Saturday, August 19, 2006

Life is an inexact science

I sit on the edge of the bed, socks in my hand, and can’t move. It’s not true catatonia, - it’s more like inertia – but it’s real. Sometimes I can stay ‘stuck’ for minutes, just staring into space. I don’t know what gets me going again – but eventually I do. Well I have done so far.

Breakfast is at 8.30am, so they told me when I arrived last night. I glance at the bedside digital clock. It’s not eight yet, so I have plenty of time. I will get going in a minute. I know I will.

I am looking forward to a boiled egg. Georgina didn’t like eggcups; wouldn’t have one in the house. Can you imagine that? A house without an eggcup! I think she had a phobia. I advised her to see a doctor but she told me to mind my own business.
I think not being able to have a boiled egg made it my business.


I feel sort of funny. Not depressed, but sort of… well, funny. In my head, I mean. But I am going for a brisk walk after breakfast. Her train is due in at 11.07, and the railway station is about half a mile from my hotel, so perhaps that will get those… what are they called… endorphins? Get them going.

When I was registering at reception last night, I thought of that song from ‘Evita’: Another suitcase in another hall – except it’s the same suitcase.
I like hotels, though – they are so wonderfully anonymous: you can be with people and yet, at the same time, remain apart. Keep yourself to yourself. No one asks you any questions: Where have you come from? Where are you going? They don’t care, so long as you can pay your bill. And don’t make too much noise or set fire to your room.

I once read of a man who owned a hotel.

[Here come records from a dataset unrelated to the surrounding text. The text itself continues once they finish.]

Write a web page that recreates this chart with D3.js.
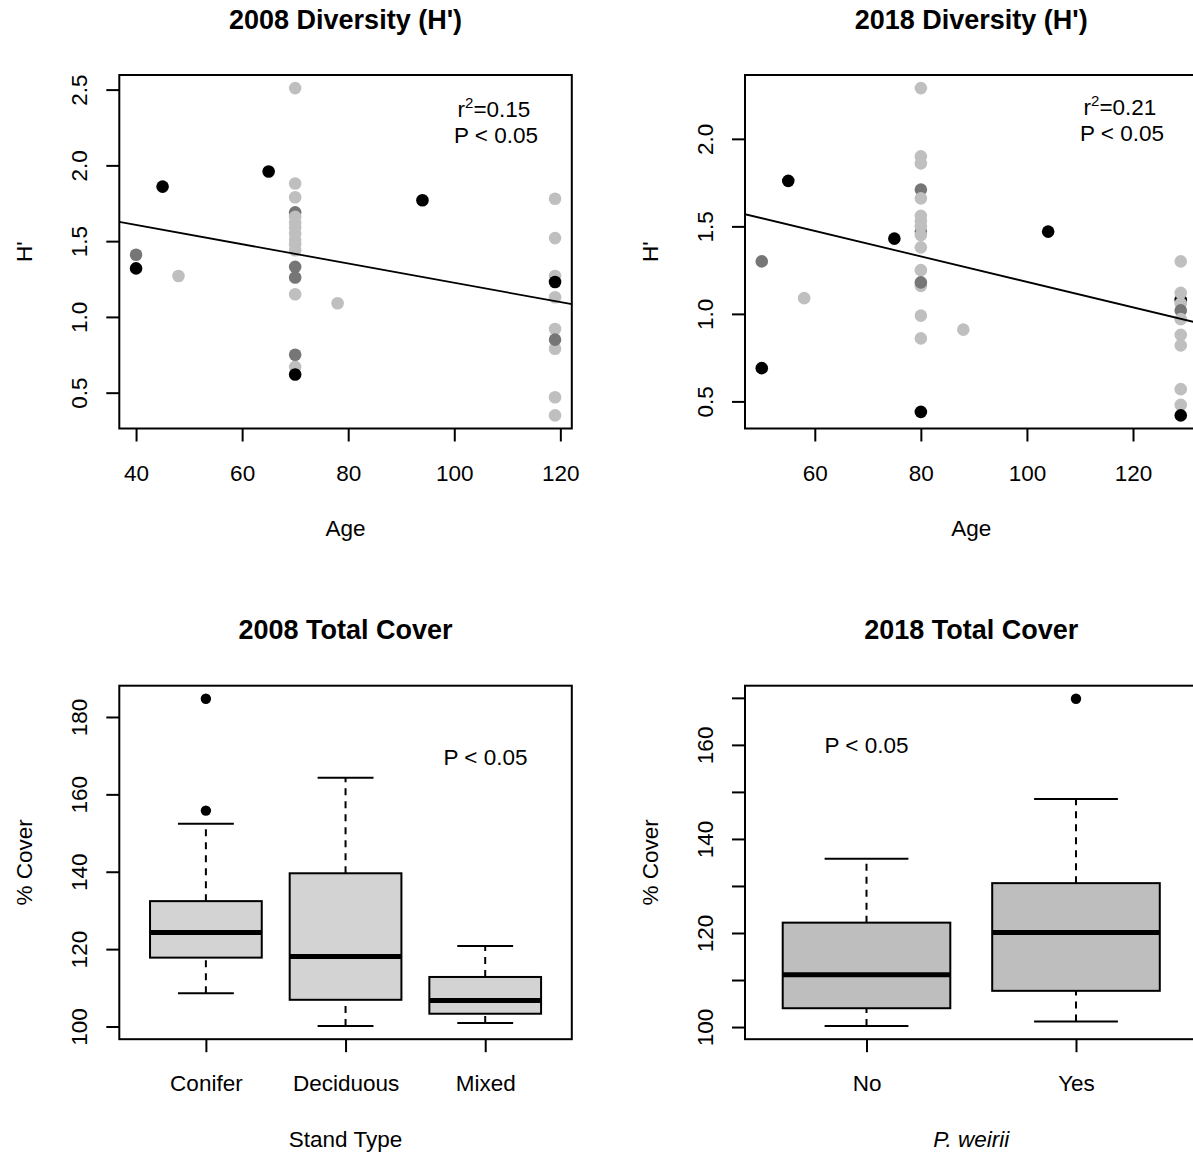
<!DOCTYPE html>
<html>
<head>
<meta charset="utf-8">
<script src="https://cdn.jsdelivr.net/npm/d3@7"></script>
<style>
  body { margin: 0; background: #fff; }
  text { font-family: "Liberation Sans", Arial, Helvetica, sans-serif; fill: #000; }
</style>
</head>
<body>
<svg id="chart" width="1193" height="1154"></svg>
<script>
// ---- 2008 diversity vs age (b = black, d = dark grey, l = light grey)
const age2008 = [40, 40, 45, 48, 65, 94, 78,
  70, 70, 70, 70, 70, 70, 70, 70, 70, 70, 70, 70, 70, 70, 70, 70, 70,
  119, 119, 119, 119, 119, 119, 119, 119, 119, 119];
const div2008 = [1.41, 1.32, 1.86, 1.27, 1.96, 1.77, 1.09,
  1.69, 2.51, 1.88, 1.79, 1.66, 1.62, 1.59, 1.55, 1.51, 1.48, 1.44, 1.33, 1.26, 1.15, 0.67, 0.75, 0.62,
  1.78, 1.52, 1.27, 1.23, 1.13, 0.92, 0.79, 0.85, 0.47, 0.35];
const grp2008 = ["d", "b", "b", "l", "b", "b", "l",
  "d", "l", "l", "l", "l", "l", "l", "l", "l", "l", "l", "d", "d", "l", "l", "d", "b",
  "l", "l", "l", "b", "l", "l", "l", "d", "l", "l"];
const fit2008 = [1.862, -0.00637];

// ---- 2018 diversity vs age
const age2018 = [50, 50, 55, 58, 75, 104, 88,
  80, 80, 80, 80, 80, 80, 80, 80, 80, 80, 80, 80, 80, 80, 80, 80, 80,
  129, 129, 129, 129, 129, 129, 129, 129, 129, 129, 129];
const div2018 = [1.30, 0.69, 1.76, 1.09, 1.43, 1.47, 0.91,
  2.29, 1.90, 1.86, 1.71, 1.66, 1.47, 1.56, 1.53, 1.50, 1.45, 1.38, 1.25, 1.16, 1.18, 0.99, 0.86, 0.44,
  1.30, 1.08, 1.12, 1.06, 1.02, 0.97, 0.88, 0.82, 0.57, 0.48, 0.42];
const grp2018 = ["d", "b", "b", "l", "b", "b", "l",
  "l", "l", "l", "d", "l", "d", "l", "l", "l", "l", "l", "l", "l", "d", "l", "l", "b",
  "l", "b", "l", "l", "d", "l", "l", "l", "l", "l", "b"];
const fit2018 = [1.910, -0.00727];

const ageTicks2008 = [40, 60, 80, 100, 120];
const ageTicks2018 = [60, 80, 100, 120];
const divTicks2008 = [0.5, 1.0, 1.5, 2.0, 2.5];
const divTicks2018 = [0.5, 1.0, 1.5, 2.0];

// ---- total cover boxplots: [lower whisker, Q1, median, Q3, upper whisker]
const standTypes = ["Conifer", "Deciduous", "Mixed"];
const cover2008 = [[108.6, 117.8, 124.3, 132.4, 152.4],
                   [100.1, 106.9, 118.1, 139.6, 164.3],
                   [100.9, 103.3, 106.7, 112.8, 120.8]];
const out2008 = [[155.8, 184.7], [], []];
const coverTicks2008 = [100, 120, 140, 160, 180];

const weirii = ["No", "Yes"];
const cover2018 = [[100.2, 104.0, 111.1, 122.2, 135.8],
                   [101.2, 107.7, 120.1, 130.6, 148.5]];
const out2018 = [[], [169.8]];
const coverTicks2018 = [100, 110, 120, 130, 140, 150, 160, 170];

const colours = { b: "#000000", d: "#767676", l: "#bfbfbf" };

const svg = d3.select("#chart");
svg.append("rect").attr("width", 1193).attr("height", 1154).attr("fill", "#fff");

const W = 452.5, H = 353.5;
const LBL = 22.5;

// R style axis range: data extent padded by 4% either side
function pad(ext) {
  const d = (ext[1] - ext[0]) * 0.04;
  return [ext[0] - d, ext[1] + d];
}

function frame(g, x0, y0, title, xlab, ylab, italicX) {
  g.append("text").attr("x", x0 + W / 2).attr("y", y0 - 46.5)
    .attr("text-anchor", "middle").style("font-size", "27px").style("font-weight", "bold")
    .text(title);
  g.append("text").attr("x", x0 + W / 2).attr("y", y0 + H + 107.5)
    .attr("text-anchor", "middle").style("font-size", LBL + "px")
    .style("font-style", italicX ? "italic" : "normal")
    .text(xlab);
  g.append("text").attr("transform", "translate(" + (x0 - 87) + "," + (y0 + H / 2) + ") rotate(-90)")
    .attr("text-anchor", "middle").style("font-size", LBL + "px")
    .text(ylab);
}

function axes(g, x, y, x0, y0, xTicks, xFmt, yTicks, yFmt) {
  const xa = g.append("g").attr("transform", "translate(0," + (y0 + H) + ")")
    .call(d3.axisBottom(x).tickValues(xTicks).tickSize(13).tickFormat(xFmt));
  const ya = g.append("g").attr("transform", "translate(" + x0 + ",0)")
    .call(d3.axisLeft(y).tickValues(yTicks).tickSize(13).tickFormat(yFmt));
  [xa, ya].forEach(a => {
    a.select(".domain").remove();
    a.selectAll("line").attr("stroke", "#000").attr("stroke-width", 2);
    a.selectAll("text").style("font-size", LBL + "px").attr("fill", "#000")
      .style("font-family", '"Liberation Sans", Arial, sans-serif');
  });
  xa.selectAll("text").attr("y", 52).attr("dy", 0);
  ya.selectAll("text").attr("x", null).attr("dy", 0)
    .attr("text-anchor", "middle").attr("transform", "translate(-32.5,0) rotate(-90)");
  g.append("rect").attr("x", x0).attr("y", y0).attr("width", W).attr("height", H)
    .attr("fill", "none").attr("stroke", "#000").attr("stroke-width", 2);
}

function scatter(x0, y0, id, ages, vals, grps, fit, xTicks, yTicks, title, stat) {
  const g = svg.append("g");
  const x = d3.scaleLinear().domain(pad(d3.extent(ages))).range([x0, x0 + W]);
  const y = d3.scaleLinear().domain(pad(d3.extent(vals))).range([y0 + H, y0]);

  g.append("clipPath").attr("id", id).append("rect")
    .attr("x", x0).attr("y", y0).attr("width", W).attr("height", H);

  const pts = ages.map((a, i) => ({ a: a, v: vals[i], c: grps[i] }));
  g.selectAll("circle").data(pts).enter().append("circle")
    .attr("cx", d => x(d.a)).attr("cy", d => y(d.v)).attr("r", 6.3)
    .attr("fill", d => colours[d.c]);

  const dom = x.domain();
  g.append("line").attr("clip-path", "url(#" + id + ")")
    .attr("x1", x(dom[0])).attr("y1", y(fit[0] + fit[1] * dom[0]))
    .attr("x2", x(dom[1])).attr("y2", y(fit[0] + fit[1] * dom[1]))
    .attr("stroke", "#000").attr("stroke-width", 1.8);

  axes(g, x, y, x0, y0, xTicks, d3.format("d"), yTicks, d3.format(".1f"));
  frame(g, x0, y0, title, "Age", "H'");

  const r2 = g.append("text").attr("x", stat.x).attr("y", stat.y)
    .attr("text-anchor", "middle").style("font-size", LBL + "px");
  r2.append("tspan").text("r");
  r2.append("tspan").attr("dy", -9).style("font-size", "15px").text("2");
  r2.append("tspan").attr("dy", 9).text("=" + stat.r2);
  g.append("text").attr("x", stat.x + 2).attr("y", stat.y + 26)
    .attr("text-anchor", "middle").style("font-size", LBL + "px").text("P < 0.05");
}

function boxes(x0, y0, cats, stats, outs, yTicks, fill, title, xlab, italicX, pPos) {
  const g = svg.append("g");
  const n = cats.length;
  const x = d3.scaleLinear().domain(pad([0.5, n + 0.5])).range([x0, x0 + W]);
  const allVals = stats.flat().concat(outs.flat());
  const y = d3.scaleLinear().domain(pad(d3.extent(allVals))).range([y0 + H, y0]);
  const bw = x(0.4) - x(0), cw = x(0.2) - x(0);

  const grp = g.selectAll(".bx").data(stats).enter().append("g").attr("class", "bx");
  // whiskers
  grp.append("line").attr("x1", (d, i) => x(i + 1)).attr("x2", (d, i) => x(i + 1))
    .attr("y1", d => y(d[0])).attr("y2", d => y(d[1]))
    .attr("stroke", "#000").attr("stroke-width", 2).attr("stroke-dasharray", "7,6");
  grp.append("line").attr("x1", (d, i) => x(i + 1)).attr("x2", (d, i) => x(i + 1))
    .attr("y1", d => y(d[3])).attr("y2", d => y(d[4]))
    .attr("stroke", "#000").attr("stroke-width", 2).attr("stroke-dasharray", "7,6");
  [0, 4].forEach(k => {
    grp.append("line").attr("x1", (d, i) => x(i + 1) - cw).attr("x2", (d, i) => x(i + 1) + cw)
      .attr("y1", d => y(d[k])).attr("y2", d => y(d[k]))
      .attr("stroke", "#000").attr("stroke-width", 2);
  });
  grp.append("rect").attr("x", (d, i) => x(i + 1) - bw).attr("width", 2 * bw)
    .attr("y", d => y(d[3])).attr("height", d => y(d[1]) - y(d[3]))
    .attr("fill", fill).attr("stroke", "#000").attr("stroke-width", 2);
  grp.append("line").attr("x1", (d, i) => x(i + 1) - bw).attr("x2", (d, i) => x(i + 1) + bw)
    .attr("y1", d => y(d[2])).attr("y2", d => y(d[2]))
    .attr("stroke", "#000").attr("stroke-width", 5);

  const op = [];
  outs.forEach((o, i) => o.forEach(v => op.push({ i: i, v: v })));
  g.selectAll(".out").data(op).enter().append("circle").attr("class", "out")
    .attr("cx", d => x(d.i + 1)).attr("cy", d => y(d.v)).attr("r", 5.2).attr("fill", "#000");

  axes(g, x, y, x0, y0, d3.range(1, n + 1), i => cats[i - 1], yTicks, d => (d % 20 === 0 ? d : ""));
  frame(g, x0, y0, title, xlab, "% Cover", italicX);

  g.append("text").attr("x", pPos.x).attr("y", pPos.y).attr("text-anchor", "middle")
    .style("font-size", LBL + "px").text("P < 0.05");
}

scatter(119.3, 75, "clipA", age2008, div2008, grp2008, fit2008, ageTicks2008, divTicks2008,
  "2008 Diversity (H')", { x: 494, y: 117, r2: "0.15" });
scatter(745, 75, "clipB", age2018, div2018, grp2018, fit2018, ageTicks2018, divTicks2018,
  "2018 Diversity (H')", { x: 1120, y: 115, r2: "0.21" });

boxes(119.3, 685.7, standTypes, cover2008, out2008, coverTicks2008, "#d3d3d3",
  "2008 Total Cover", "Stand Type", false, { x: 485.5, y: 765 });
boxes(745, 685.7, weirii, cover2018, out2018, coverTicks2018, "#bebebe",
  "2018 Total Cover", "P. weirii", true, { x: 866.5, y: 753 });
</script>
</body>
</html>
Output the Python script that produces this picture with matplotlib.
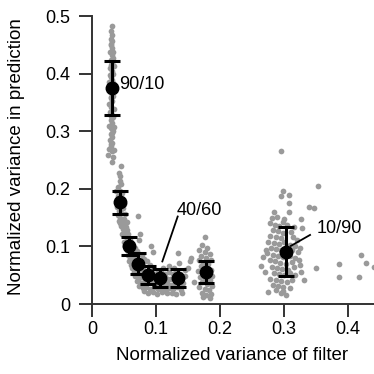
import numpy as np
import matplotlib
matplotlib.use('Agg')
import matplotlib.pyplot as plt

plt.rcParams['font.family'] = ['Liberation Sans', 'DejaVu Sans']
plt.rcParams['font.size'] = 13

GRAY = '#9a9a9a'

# individual trials (x = variance of filter, y = variance in prediction)
pts_90_10 = [
    (0.031, 0.482), (0.030, 0.474), (0.032, 0.468), (0.029, 0.461), (0.031, 0.456),
    (0.030, 0.449), (0.032, 0.444), (0.028, 0.438), (0.031, 0.433), (0.033, 0.428),
    (0.029, 0.423), (0.031, 0.418), (0.034, 0.413), (0.028, 0.409), (0.031, 0.404),
    (0.033, 0.399), (0.029, 0.394), (0.032, 0.389), (0.027, 0.385), (0.030, 0.380),
    (0.034, 0.376), (0.028, 0.371), (0.031, 0.366), (0.033, 0.361), (0.029, 0.357),
    (0.032, 0.352), (0.027, 0.348), (0.030, 0.343), (0.034, 0.338), (0.028, 0.334),
    (0.031, 0.329), (0.033, 0.324), (0.029, 0.319), (0.032, 0.314), (0.027, 0.310),
    (0.030, 0.305), (0.033, 0.300), (0.029, 0.295), (0.031, 0.290), (0.028, 0.285),
    (0.032, 0.280), (0.030, 0.275), (0.027, 0.270), (0.031, 0.265), (0.025, 0.259),
    (0.033, 0.255), (0.031, 0.247), (0.029, 0.452), (0.033, 0.437), (0.030, 0.415),
    (0.028, 0.397), (0.033, 0.383), (0.030, 0.359), (0.029, 0.326), (0.034, 0.308),
    (0.031, 0.297), (0.029, 0.278), (0.034, 0.268),
]

pts_knee = [
    (0.045, 0.239), (0.042, 0.228), (0.044, 0.222), (0.043, 0.214), (0.046, 0.208),
    (0.041, 0.203), (0.044, 0.197), (0.047, 0.192), (0.040, 0.188), (0.043, 0.183),
    (0.048, 0.180), (0.041, 0.175), (0.045, 0.170), (0.049, 0.166), (0.042, 0.162),
    (0.046, 0.158), (0.040, 0.154), (0.044, 0.150), (0.050, 0.148), (0.047, 0.144),
    (0.043, 0.140), (0.051, 0.139), (0.045, 0.135), (0.053, 0.133), (0.048, 0.130),
    (0.055, 0.128), (0.050, 0.125), (0.057, 0.121), (0.052, 0.118), (0.047, 0.122),
    (0.072, 0.153), (0.038, 0.196), (0.050, 0.173), (0.052, 0.156), (0.039, 0.168),
    (0.054, 0.142), (0.042, 0.145),
]

pts_slope = [
    (0.054, 0.114), (0.059, 0.111), (0.050, 0.108), (0.056, 0.105), (0.062, 0.103),
    (0.052, 0.100), (0.058, 0.097), (0.064, 0.095), (0.055, 0.093), (0.061, 0.090),
    (0.067, 0.089), (0.057, 0.086), (0.063, 0.084), (0.069, 0.082), (0.060, 0.080),
    (0.066, 0.078), (0.072, 0.077), (0.058, 0.075), (0.064, 0.073), (0.070, 0.071),
    (0.076, 0.070), (0.061, 0.068), (0.067, 0.066), (0.073, 0.065), (0.079, 0.064),
    (0.063, 0.062), (0.070, 0.060), (0.076, 0.059), (0.082, 0.058), (0.073, 0.111),
    (0.075, 0.121), (0.068, 0.098), (0.071, 0.092), (0.078, 0.086), (0.082, 0.079),
    (0.086, 0.074), (0.090, 0.068),
]

pts_floor = [
    (0.066, 0.056), (0.072, 0.054), (0.078, 0.052), (0.084, 0.053), (0.090, 0.055),
    (0.096, 0.052), (0.102, 0.054), (0.108, 0.056), (0.114, 0.053), (0.120, 0.055),
    (0.126, 0.052), (0.132, 0.055), (0.138, 0.053), (0.068, 0.048), (0.074, 0.045),
    (0.080, 0.047), (0.086, 0.044), (0.092, 0.046), (0.098, 0.043), (0.104, 0.045),
    (0.110, 0.042), (0.116, 0.046), (0.122, 0.043), (0.128, 0.045), (0.134, 0.042),
    (0.140, 0.046), (0.070, 0.040), (0.076, 0.037), (0.082, 0.039), (0.088, 0.036),
    (0.094, 0.038), (0.100, 0.035), (0.106, 0.037), (0.112, 0.034), (0.118, 0.036),
    (0.124, 0.033), (0.130, 0.036), (0.136, 0.034), (0.142, 0.037), (0.073, 0.031),
    (0.079, 0.028), (0.085, 0.030), (0.091, 0.027), (0.097, 0.029), (0.103, 0.026),
    (0.109, 0.028), (0.115, 0.025), (0.121, 0.028), (0.127, 0.026), (0.133, 0.029),
    (0.139, 0.025), (0.081, 0.022), (0.088, 0.020), (0.095, 0.021), (0.102, 0.018),
    (0.109, 0.021), (0.117, 0.019), (0.125, 0.020), (0.132, 0.018), (0.140, 0.020),
    (0.078, 0.063), (0.094, 0.061), (0.111, 0.063), (0.129, 0.062), (0.145, 0.060),
    (0.092, 0.100), (0.095, 0.090), (0.134, 0.088), (0.136, 0.071), (0.120, 0.066),
    (0.155, 0.080), (0.153, 0.075), (0.159, 0.039), (0.150, 0.063), (0.146, 0.048),
]

pts_02 = [
    (0.177, 0.117), (0.172, 0.103), (0.180, 0.098), (0.168, 0.093), (0.176, 0.090),
    (0.184, 0.087), (0.171, 0.083), (0.179, 0.080), (0.186, 0.076), (0.167, 0.076),
    (0.174, 0.072), (0.182, 0.069), (0.170, 0.066), (0.178, 0.063), (0.186, 0.060),
    (0.166, 0.058), (0.173, 0.055), (0.181, 0.052), (0.188, 0.049), (0.169, 0.047),
    (0.176, 0.044), (0.184, 0.041), (0.172, 0.038), (0.180, 0.035), (0.187, 0.032),
    (0.168, 0.030), (0.176, 0.027), (0.183, 0.024), (0.172, 0.020), (0.179, 0.016),
    (0.186, 0.018), (0.174, 0.012), (0.185, 0.011),
]

pts_10_90 = [
    (0.295, 0.266), (0.353, 0.205), (0.298, 0.197), (0.308, 0.190), (0.296, 0.188),
    (0.308, 0.175), (0.340, 0.169), (0.347, 0.166), (0.308, 0.160), (0.285, 0.159),
    (0.327, 0.148), (0.298, 0.143), (0.329, 0.132), (0.264, 0.066), (0.272, 0.094),
    (0.332, 0.042), (0.327, 0.056), (0.295, 0.019), (0.275, 0.021), (0.303, 0.016),
    (0.350, 0.062), (0.282, 0.150), (0.290, 0.152), (0.300, 0.147), (0.278, 0.140),
    (0.286, 0.138), (0.293, 0.135), (0.305, 0.137), (0.283, 0.128), (0.291, 0.126),
    (0.299, 0.124), (0.311, 0.125), (0.279, 0.118), (0.287, 0.116), (0.295, 0.114),
    (0.314, 0.116), (0.320, 0.112), (0.276, 0.108), (0.284, 0.106), (0.292, 0.104),
    (0.300, 0.107), (0.310, 0.103), (0.318, 0.100), (0.280, 0.097), (0.288, 0.095),
    (0.296, 0.093), (0.312, 0.094), (0.322, 0.090), (0.274, 0.088), (0.283, 0.085),
    (0.291, 0.083), (0.299, 0.081), (0.309, 0.084), (0.317, 0.080), (0.278, 0.076),
    (0.286, 0.074), (0.294, 0.072), (0.304, 0.070), (0.313, 0.073), (0.323, 0.076),
    (0.281, 0.065), (0.289, 0.063), (0.297, 0.061), (0.307, 0.060), (0.316, 0.064),
    (0.284, 0.054), (0.292, 0.052), (0.300, 0.050), (0.310, 0.054), (0.318, 0.050),
    (0.279, 0.044), (0.287, 0.042), (0.295, 0.040), (0.305, 0.038), (0.313, 0.041),
    (0.283, 0.033), (0.291, 0.031), (0.299, 0.029), (0.309, 0.028), (0.287, 0.024),
    (0.298, 0.022), (0.268, 0.082), (0.270, 0.056), (0.325, 0.067), (0.326, 0.098),
    (0.316, 0.133),
]

pts_far = [
    (0.420, 0.085), (0.428, 0.071), (0.386, 0.070), (0.386, 0.047), (0.418, 0.047),
    (0.441, 0.065),
]

# group means with error bars
mean_x = [0.031, 0.044, 0.058, 0.072, 0.087, 0.106, 0.134, 0.178, 0.303]
mean_y = [0.376, 0.177, 0.101, 0.070, 0.050, 0.045, 0.045, 0.056, 0.091]
err_lo = [0.328, 0.156, 0.085, 0.053, 0.034, 0.029, 0.030, 0.037, 0.049]
err_hi = [0.422, 0.197, 0.117, 0.088, 0.066, 0.061, 0.061, 0.074, 0.133]

fig = plt.figure(figsize=(3.74, 3.74), dpi=100)
ax = fig.add_axes([0.246, 0.187, 0.754, 0.770])

all_pts = np.array(pts_90_10 + pts_knee + pts_slope + pts_floor + pts_02 + pts_10_90 + pts_far)
ax.scatter(all_pts[:, 0], all_pts[:, 1], s=17, color=GRAY, linewidths=0, zorder=2)

my = np.array(mean_y)
yerr = [my - np.array(err_lo), np.array(err_hi) - my]
ax.errorbar(mean_x, mean_y, yerr=yerr, fmt='o', color='black', ms=9,
            elinewidth=2.2, capsize=6, capthick=2.2, zorder=3)

# labels of the mixing ratios
ax.text(0.042, 0.381, '90/10', ha='left', va='center', fontsize=13)
ax.text(0.132, 0.163, '40/60', ha='left', va='center', fontsize=13)
ax.plot([0.134, 0.110], [0.152, 0.074], color='black', lw=1.3, zorder=4)
ax.text(0.351, 0.131, '10/90', ha='left', va='center', fontsize=13)
ax.plot([0.341, 0.311], [0.120, 0.101], color='black', lw=1.3, zorder=4)

ax.set_xlim(0, 0.441)
ax.set_ylim(0, 0.5)
ax.set_xticks([0, 0.1, 0.2, 0.3, 0.4])
ax.set_xticklabels(['0', '0.1', '0.2', '0.3', '0.4'])
ax.set_yticks([0, 0.1, 0.2, 0.3, 0.4, 0.5])
ax.set_yticklabels(['0', '0.1', '0.2', '0.3', '0.4', '0.5'])

for s in ['top', 'right']:
    ax.spines[s].set_visible(False)
for s in ['left', 'bottom']:
    ax.spines[s].set_linewidth(1.4)
    ax.spines[s].set_color('#333333')
ax.tick_params(direction='out', length=9.5, width=1.4, color='#333333', labelsize=13)
ax.tick_params(axis='x', pad=3)
ax.tick_params(axis='y', pad=6)

ax.set_xlabel('Normalized variance of filter', fontsize=13.5)
ax.set_ylabel('Normalized variance in prediction', fontsize=13.5)
ax.xaxis.set_label_coords(0.497, -0.148)
ax.yaxis.set_label_coords(-0.238, 0.512)

fig.savefig('out.png', dpi=100)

He had two rules only: no opium smoking in the lift and guests must carry out their own dead. The same man wrote a book: How to lose friends and alienate people.

I believe he committed suicide.

But it’s not how long you live: it’s the breadth and depth of you life that matter.

I have started moving again – at eight seventeen.

1 comment:

R J Adams said...

I'm not surprised you've got catatonia, George, after eating both halves of that huge Eccles cake.